Why Moscato is the Perfect Wine for Tiramisu
Naturally sweet with no added sugars, our Candoni Moscato is the perfect Italian wine for tiramisu. This wine gets its sweetness from 100% Moscato Bianco grapes from Pavia, an ideal location for cultivating premium Moscato. Our Moscato semi-sparkling white wine offers a harmonious combination of crispness and fruitiness and pairs well with other desserts and pastries. While your opinion may differ when it comes to the best sweet Italian wine, our family prefers Moscato for many reasons.
Don’t take our word for it though, trust the judges from the San Antonio Wine Competition who tasted 1500 different entries last year and awarded Candoni Moscato with a Silver Medal. While you’re out buying the ingredients for our family’s true Italian tiramisu, look for our Moscato at a store near you. Your taste buds will thank you!
Barbara and Caterina
Frequently Asked Questions about Tiramisu
Is tiramisu Italian?
Tiramisu is an Italian dish that was originally made for breakfast, and is now a famous dessert across the world. No one knows exactly who created it, but Italians have been making tiramisu since before electricity was invented.
How to make Italian tiramisu?
To make Italian tiramisu, you create a mascarpone cream base with fresh eggs and sugar and layer it with Ladyfinger cookies dipped in coffee. Top with unsweetened cocoa powder, store in the fridge for a couple of hours, and enjoy!

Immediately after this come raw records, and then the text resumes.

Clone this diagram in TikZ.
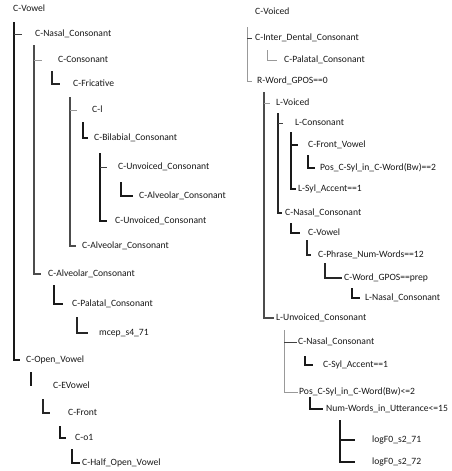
\documentclass[tikz,border=0pt]{standalone}
\usepackage{fontspec}
\setmainfont{Carlito}
\begin{document}
\begin{tikzpicture}[x=1pt,y=-1pt,
  lbl/.style={anchor=west,inner sep=0pt,text height=1.45ex,text depth=0.35ex,font=\fontsize{9.6}{11}\selectfont,text=black!90},
  thk/.style={line width=1.6pt,black!90},
  med/.style={line width=1.1pt,black!85},
  dkg/.style={line width=1.3pt,black!70},
  thn/.style={line width=0.6pt,black!75},
  lgt/.style={line width=0.6pt,black!40}]
\useasboundingbox[fill=white] (0,0) rectangle (451,471);
% ---------- left tree nodes ----------
\node[lbl] (cvowel) at (13,9) {C-Vowel};
\node[lbl] (nasal) at (35,34) {C-Nasal\_Consonant};
\node[lbl] (cons) at (58,60) {C-Consonant};
\node[lbl] (fric) at (73,84) {C-Fricative};
\node[lbl] (cl) at (92,110) {C-l};
\node[lbl] (bilab) at (94,138) {C-Bilabial\_Consonant};
\node[lbl] (unv1) at (118,167) {C-Unvoiced\_Consonant};
\node[lbl] (alv1) at (139,196) {C-Alveolar\_Consonant};
\node[lbl] (unv2) at (115,221) {C-Unvoiced\_Consonant};
\node[lbl] (alv2) at (82,246) {C-Alveolar\_Consonant};
\node[lbl] (alv3) at (48,274) {C-Alveolar\_Consonant};
\node[lbl] (pal1) at (72,304) {C-Palatal\_Consonant};
\node[lbl] (mcep) at (99,333) {mcep\_s4\_71};
\node[lbl] (openv) at (26,360) {C-Open\_Vowel};
\node[lbl] (evow) at (53,386) {C-EVowel};
\node[lbl] (front) at (68,413) {C-Front};
\node[lbl] (o1) at (75,438) {C-o1};
\node[lbl] (half) at (82,463) {C-Half\_Open\_Vowel};
% ---------- left tree connectors ----------
\coordinate (t1) at (14,22);
\coordinate (t2) at (34,45);
\coordinate (t3) at (52,71);
\coordinate (t4) at (70,97);
\coordinate (t5) at (83,122);
\coordinate (t6) at (100,153);
\coordinate (t7) at (121,182);
\coordinate (t8) at (54,285);
\coordinate (t9) at (77,317);
\coordinate (t10) at (31,372);
\coordinate (t11) at (43,399);
\coordinate (t12) at (60,426);
\coordinate (t13) at (72,449);
\draw[thk] (t1) |- ([xshift=-6pt]openv.west);
\draw[thn] (t1 |- nasal.west) -- ([xshift=-13pt]nasal.west);
\draw[dkg] (t2) |- ([xshift=-7pt]alv3.west);
\draw[lgt] (t2 |- cons.west) -- ([xshift=-16pt]cons.west);
\draw[med] (t3) |- ([xshift=-13pt]fric.west);
\draw[dkg] (t4) |- ([xshift=-6pt]alv2.west);
\draw[lgt] (t4 |- cl.west) -- ([xshift=-15pt]cl.west);
\draw[thk] (t5) |- ([xshift=-6pt]bilab.west);
\draw[thk] (t6) |- ([xshift=-8pt]unv2.west);
\draw[thn] (t6 |- unv1.west) -- ([xshift=-11pt]unv1.west);
\draw[thk] (t7) |- ([xshift=-6pt]alv1.west);
\draw[thk] (t8) |- ([xshift=-9pt]pal1.west);
\draw[med] (t9) |- ([xshift=-11pt]mcep.west);
\draw[thk] (t10) -- (t10 |- evow.west);
\draw[med] (t11) |- ([xshift=-18pt]front.west);
\draw[thk] (t12) |- ([xshift=-9pt]o1.west);
\draw[thk] (t13) |- ([xshift=-2pt]half.west);
% ---------- right tree nodes ----------
\node[lbl] (cvoiced) at (255,12) {C-Voiced};
\node[lbl] (inter) at (255,38) {C-Inter\_Dental\_Consonant};
\node[lbl] (pal2) at (284,60) {C-Palatal\_Consonant};
\node[lbl] (rword) at (257,81) {R-Word\_GPOS==0};
\node[lbl] (lvoiced) at (276,103) {L-Voiced};
\node[lbl] (lcons) at (295,123) {L-Consonant};
\node[lbl] (frontv) at (308,145) {C-Front\_Vowel};
\node[lbl] (pos1) at (320,168) {Pos\_C-Syl\_in\_C-Word(Bw)==2};
\node[lbl] (lsyl) at (298,189) {L-Syl\_Accent==1};
\node[lbl] (nasal2) at (285,213) {C-Nasal\_Consonant};
\node[lbl] (cvowel2) at (308,233) {C-Vowel};
\node[lbl] (phrase) at (318,255) {C-Phrase\_Num-Words==12};
\node[lbl] (wordgpos) at (344,278) {C-Word\_GPOS==prep};
\node[lbl] (lnasal) at (365,298) {L-Nasal\_Consonant};
\node[lbl] (lunv) at (276,318) {L-Unvoiced\_Consonant};
\node[lbl] (nasal3) at (298,342) {C-Nasal\_Consonant};
\node[lbl] (sylacc) at (323,365) {C-Syl\_Accent==1};
\node[lbl] (pos2) at (299,392) {Pos\_C-Syl\_in\_C-Word(Bw)<=2};
\node[lbl] (numw) at (326,409) {Num-Words\_in\_Utterance<=15};
\node[lbl] (log1) at (372,440) {logF0\_s2\_71};
\node[lbl] (log2) at (372,462) {logF0\_s2\_72};
% ---------- right tree connectors ----------
\coordinate (r1) at (247,27);
\coordinate (r2) at (267,50);
\coordinate (r3) at (264,92);
\coordinate (r4) at (278,113);
\coordinate (r5) at (291,132);
\coordinate (r6) at (308,155);
\coordinate (r7) at (291,223);
\coordinate (r8) at (307,240);
\coordinate (r9) at (325,263);
\coordinate (r10) at (352,288);
\coordinate (r11) at (284,330);
\coordinate (r12) at (305,356);
\coordinate (r13) at (310,397);
\coordinate (r14) at (340,420);
\draw[lgt] (r1) |- ([xshift=-5pt]rword.west);
\draw[thn] (r1 |- inter.west) -- ([xshift=-3pt]inter.west);
\draw[lgt] (r2) |- ([xshift=-7pt]pal2.west);
\draw[dkg] (r3) |- ([xshift=-2pt]lunv.west);
\draw[lgt] (r3 |- lvoiced.west) -- ([xshift=-6pt]lvoiced.west);
\draw[med] (r4) |- ([xshift=-3pt]nasal2.west);
\draw[thn] (r4 |- lcons.west) -- ([xshift=-12pt]lcons.west);
\draw[thk] (r5) |- ([xshift=-2pt]lsyl.west);
\draw[thk] (r5 |- frontv.west) -- ([xshift=-10pt]frontv.west);
\draw[thk] (r6) |- ([xshift=-5pt]pos1.west);
\draw[thk] (r7) |- ([xshift=-8pt]cvowel2.west);
\draw[med] (r8) |- ([xshift=-7pt]phrase.west);
\draw[med] (r9) |- ([xshift=-2pt]wordgpos.west);
\draw[thk] (r10) |- ([xshift=-5pt]lnasal.west);
\draw[lgt] (r11) |- ([xshift=-1pt]pos2.west);
\draw[thn] (r11 |- nasal3.west) -- ([xshift=-1pt]nasal3.west);
\draw[thk] (r12) |- ([xshift=-10pt]sylacc.west);
\draw[thk] (r13) |- ([xshift=-3pt]numw.west);
\draw[thk] (r14) |- ([xshift=-17pt]log2.west);
\draw[thk] (r14 |- log1.west) -- ([xshift=-17pt]log1.west);
\end{tikzpicture}
\end{document}
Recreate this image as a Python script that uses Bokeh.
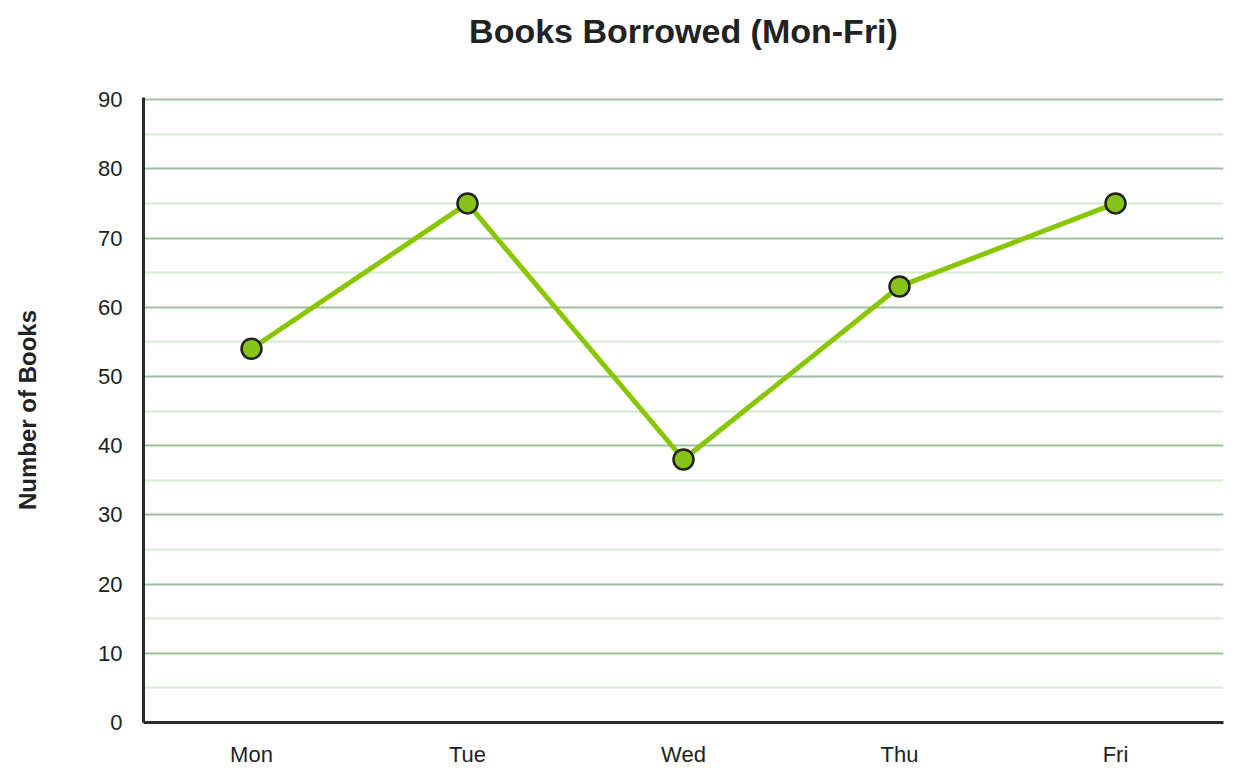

What kind of wine goes with tiramisu?
The best wine to pair with tiramisu is a sweet white wine, preferably an Italian Moscato. The naturally sweet yet crisp wine complements the creamy and coffee flavored textures of the tiramisu.
Does tiramisu have alcohol?
Tiramisu can be prepared with alcohol if you’d like. However, we prefer classic ingredients for our Italian tiramisu and pair the dessert with a sweet, semi-sparkling Moscato.